***** Supplied material

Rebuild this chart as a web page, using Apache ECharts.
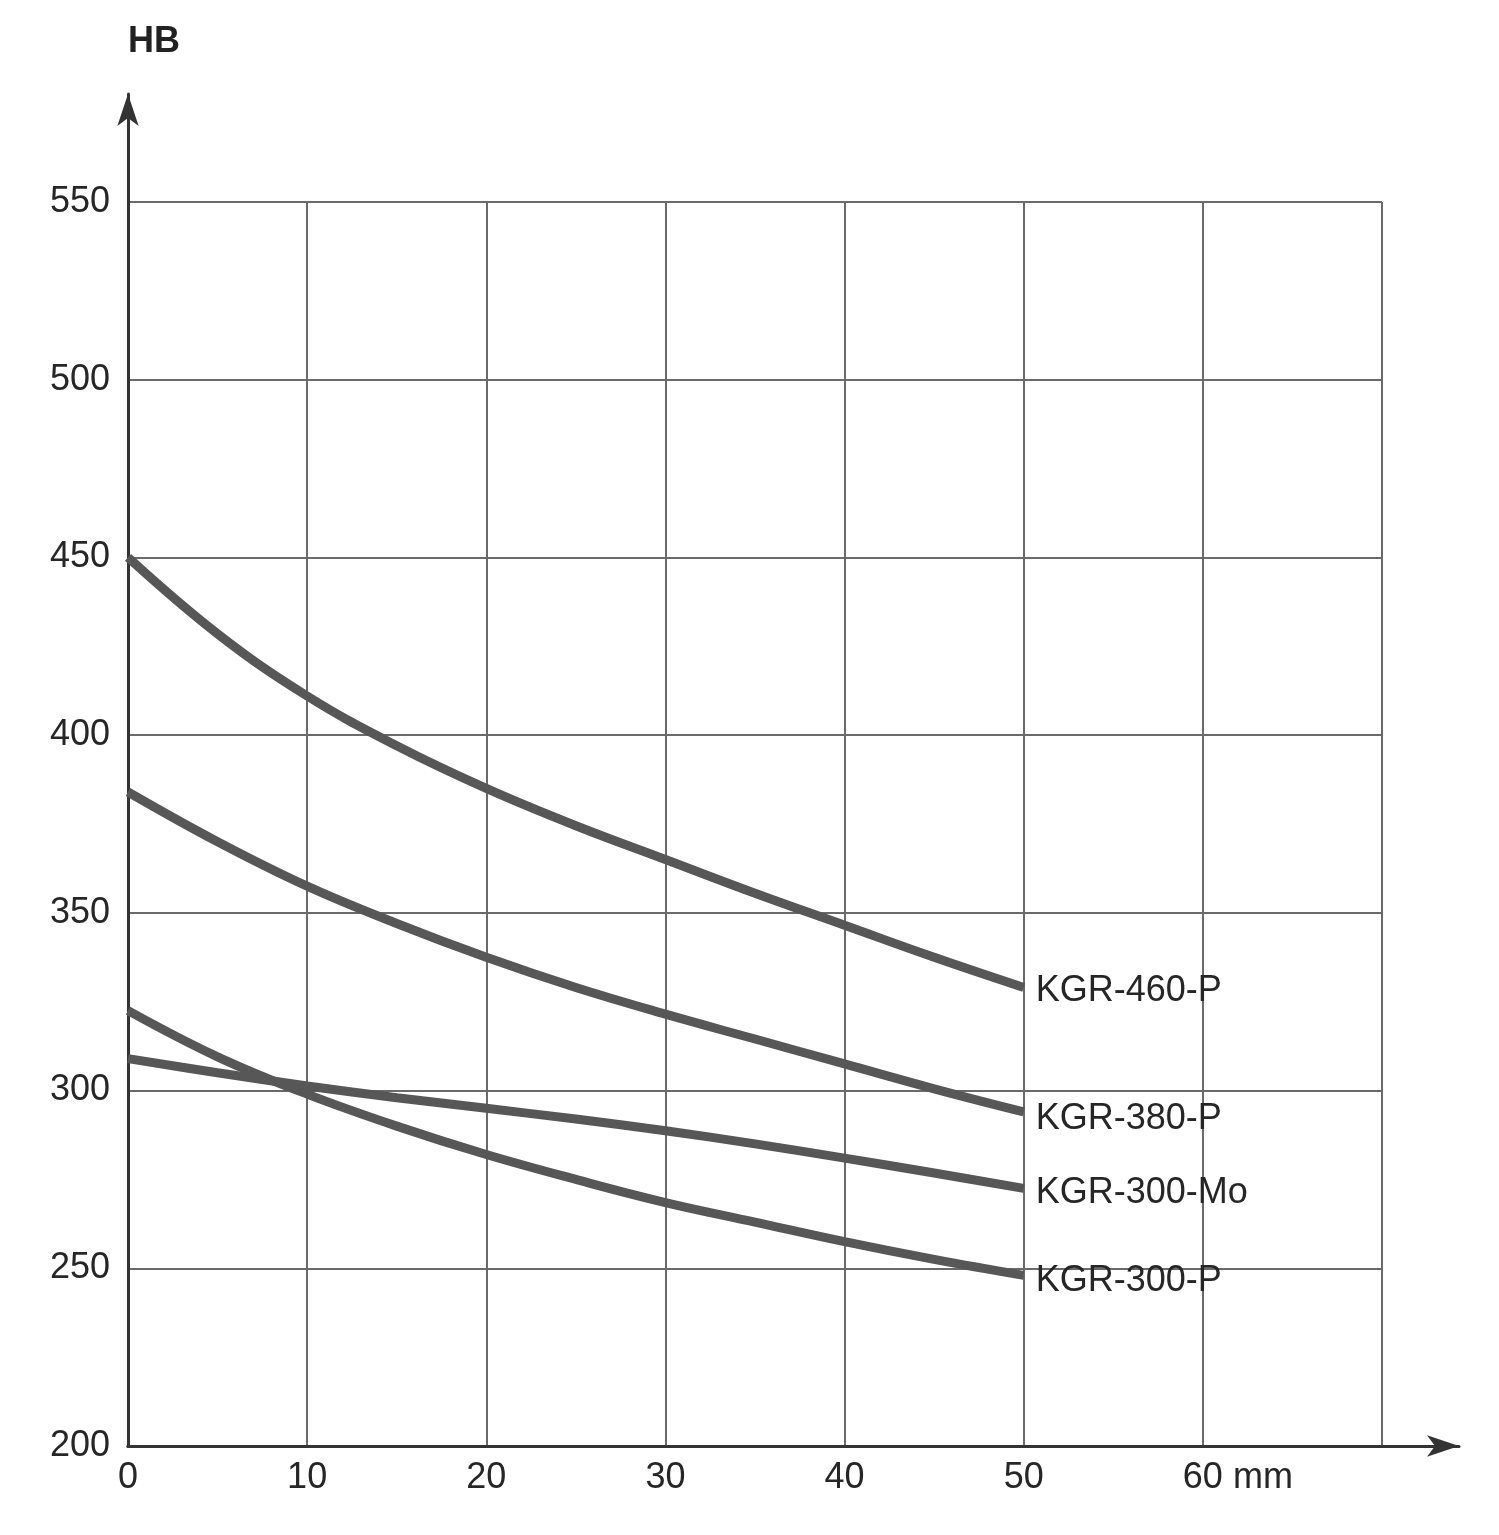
<!DOCTYPE html>
<html>
<head>
<meta charset="utf-8">
<script src="https://cdn.jsdelivr.net/npm/echarts@6/dist/echarts.min.js"></script>
<style>
html,body{margin:0;padding:0;background:#fff;}
#chart{width:1499px;height:1535px;}
</style>
</head>
<body>
<div id="chart"></div>
<script>
// ---- data ----
const xValues   = [0, 5, 10, 15, 20, 25, 30, 35, 40, 45, 50];
const kgr460p   = [450, 428.5, 411, 397, 385, 374.5, 365, 355.5, 346.5, 337.5, 329];
const kgr380p   = [384, 370, 357.5, 347, 337.5, 329, 321.5, 314.5, 307.5, 300.5, 294];
const kgr300mo  = [309, 305, 301.3, 298, 295, 292, 288.7, 285, 281, 276.8, 272.5];
const kgr300p   = [322.5, 309.5, 299, 290, 282, 275, 268.5, 263, 257.5, 252.5, 248];
const seriesNames = ['KGR-460-P', 'KGR-380-P', 'KGR-300-Mo', 'KGR-300-P'];
const xTickLabels = ['0', '10', '20', '30', '40', '50', '60', ''];
const yAxisName = 'HB';
const xUnit = 'mm';

const FONT = '"Liberation Sans", Arial, Helvetica, sans-serif';
const TXT = '#262626';
const FS = 36;
const seriesValues = [kgr460p, kgr380p, kgr300mo, kgr300p];
const labelOffsets = [[0, 4], [0, 7], [0, 5], [0, 6]];

const chart = echarts.init(document.getElementById('chart'));
chart.setOption({
  animation: false,
  backgroundColor: '#fff',
  grid: [
    {left: 128, right: 117, top: 202, bottom: 89},
    {left: 128, right: 40, top: 94, bottom: 89}
  ],
  xAxis: [
    {
      gridIndex: 0, type: 'value', min: 0, max: 70, interval: 10,
      axisLine: {show: true, lineStyle: {color: '#444', width: 3}},
      axisTick: {show: false},
      splitLine: {show: true, lineStyle: {color: '#6a6a6a', width: 2}},
      axisLabel: {
        margin: 14, fontSize: FS, color: TXT, fontFamily: FONT,
        formatter: function (v) {
          const t = xTickLabels[Math.round(v / 10)];
          if (v === 60) return '{s|}' + t + '{u| ' + xUnit + '}';
          return t;
        },
        rich: {
          s: {width: 70, fontSize: FS, fontFamily: FONT},
          u: {fontSize: FS, color: TXT, fontFamily: FONT}
        }
      }
    },
    {
      gridIndex: 1, type: 'value', min: 0, max: 1,
      axisLine: {show: true, symbol: ['none', 'arrow'], symbolSize: [16, 32], lineStyle: {color: '#333', width: 3}},
      axisTick: {show: false}, axisLabel: {show: false}, splitLine: {show: false}
    }
  ],
  yAxis: [
    {
      gridIndex: 0, type: 'value', min: 200, max: 550, interval: 50,
      axisLine: {show: true, lineStyle: {color: '#444', width: 3}},
      axisTick: {show: false},
      splitLine: {show: true, lineStyle: {color: '#6a6a6a', width: 2}},
      axisLabel: {margin: 18, fontSize: FS, color: TXT, fontFamily: FONT}
    },
    {
      gridIndex: 1, type: 'value', min: 0, max: 1,
      name: yAxisName, nameLocation: 'end', nameGap: 34,
      nameTextStyle: {fontSize: FS, fontWeight: 'bold', color: '#222', fontFamily: FONT, align: 'left'},
      axisLine: {show: true, symbol: ['none', 'arrow'], symbolSize: [16, 32], lineStyle: {color: '#333', width: 3}},
      axisTick: {show: false}, axisLabel: {show: false}, splitLine: {show: false}
    }
  ],
  series: seriesNames.map(function (name, k) {
    return {
      name: name, type: 'line', xAxisIndex: 0, yAxisIndex: 0,
      smooth: 0.4, showSymbol: false, symbol: 'none',
      lineStyle: {color: '#575757', width: 9},
      data: xValues.map(function (x, i) { return [x, seriesValues[k][i]]; }),
      endLabel: {
        show: true, formatter: '{a}', distance: 12, offset: labelOffsets[k],
        fontSize: FS, color: TXT, fontFamily: FONT
      }
    };
  })
});
</script>
</body>
</html>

**********

§ **What is asked**
Reproduce every line exactly and omit all pictures.

§ **The answer**
Rebuild this chart as a web page, using Apache ECharts.
<!DOCTYPE html>
<html>
<head>
<meta charset="utf-8">
<script src="https://cdn.jsdelivr.net/npm/echarts@6/dist/echarts.min.js"></script>
<style>
html,body{margin:0;padding:0;background:#fff;}
#chart{width:1499px;height:1535px;}
</style>
</head>
<body>
<div id="chart"></div>
<script>
// ---- data ----
const xValues   = [0, 5, 10, 15, 20, 25, 30, 35, 40, 45, 50];
const kgr460p   = [450, 428.5, 411, 397, 385, 374.5, 365, 355.5, 346.5, 337.5, 329];
const kgr380p   = [384, 370, 357.5, 347, 337.5, 329, 321.5, 314.5, 307.5, 300.5, 294];
const kgr300mo  = [309, 305, 301.3, 298, 295, 292, 288.7, 285, 281, 276.8, 272.5];
const kgr300p   = [322.5, 309.5, 299, 290, 282, 275, 268.5, 263, 257.5, 252.5, 248];
const seriesNames = ['KGR-460-P', 'KGR-380-P', 'KGR-300-Mo', 'KGR-300-P'];
const xTickLabels = ['0', '10', '20', '30', '40', '50', '60', ''];
const yAxisName = 'HB';
const xUnit = 'mm';

const FONT = '"Liberation Sans", Arial, Helvetica, sans-serif';
const TXT = '#262626';
const FS = 36;
const seriesValues = [kgr460p, kgr380p, kgr300mo, kgr300p];
const labelOffsets = [[0, 4], [0, 7], [0, 5], [0, 6]];

const chart = echarts.init(document.getElementById('chart'));
chart.setOption({
  animation: false,
  backgroundColor: '#fff',
  grid: [
    {left: 128, right: 117, top: 202, bottom: 89},
    {left: 128, right: 40, top: 94, bottom: 89}
  ],
  xAxis: [
    {
      gridIndex: 0, type: 'value', min: 0, max: 70, interval: 10,
      axisLine: {show: true, lineStyle: {color: '#444', width: 3}},
      axisTick: {show: false},
      splitLine: {show: true, lineStyle: {color: '#6a6a6a', width: 2}},
      axisLabel: {
        margin: 14, fontSize: FS, color: TXT, fontFamily: FONT,
        formatter: function (v) {
          const t = xTickLabels[Math.round(v / 10)];
          if (v === 60) return '{s|}' + t + '{u| ' + xUnit + '}';
          return t;
        },
        rich: {
          s: {width: 70, fontSize: FS, fontFamily: FONT},
          u: {fontSize: FS, color: TXT, fontFamily: FONT}
        }
      }
    },
    {
      gridIndex: 1, type: 'value', min: 0, max: 1,
      axisLine: {show: true, symbol: ['none', 'arrow'], symbolSize: [16, 32], lineStyle: {color: '#333', width: 3}},
      axisTick: {show: false}, axisLabel: {show: false}, splitLine: {show: false}
    }
  ],
  yAxis: [
    {
      gridIndex: 0, type: 'value', min: 200, max: 550, interval: 50,
      axisLine: {show: true, lineStyle: {color: '#444', width: 3}},
      axisTick: {show: false},
      splitLine: {show: true, lineStyle: {color: '#6a6a6a', width: 2}},
      axisLabel: {margin: 18, fontSize: FS, color: TXT, fontFamily: FONT}
    },
    {
      gridIndex: 1, type: 'value', min: 0, max: 1,
      name: yAxisName, nameLocation: 'end', nameGap: 34,
      nameTextStyle: {fontSize: FS, fontWeight: 'bold', color: '#222', fontFamily: FONT, align: 'left'},
      axisLine: {show: true, symbol: ['none', 'arrow'], symbolSize: [16, 32], lineStyle: {color: '#333', width: 3}},
      axisTick: {show: false}, axisLabel: {show: false}, splitLine: {show: false}
    }
  ],
  series: seriesNames.map(function (name, k) {
    return {
      name: name, type: 'line', xAxisIndex: 0, yAxisIndex: 0,
      smooth: 0.4, showSymbol: false, symbol: 'none',
      lineStyle: {color: '#575757', width: 9},
      data: xValues.map(function (x, i) { return [x, seriesValues[k][i]]; }),
      endLabel: {
        show: true, formatter: '{a}', distance: 12, offset: labelOffsets[k],
        fontSize: FS, color: TXT, fontFamily: FONT
      }
    };
  })
});
</script>
</body>
</html>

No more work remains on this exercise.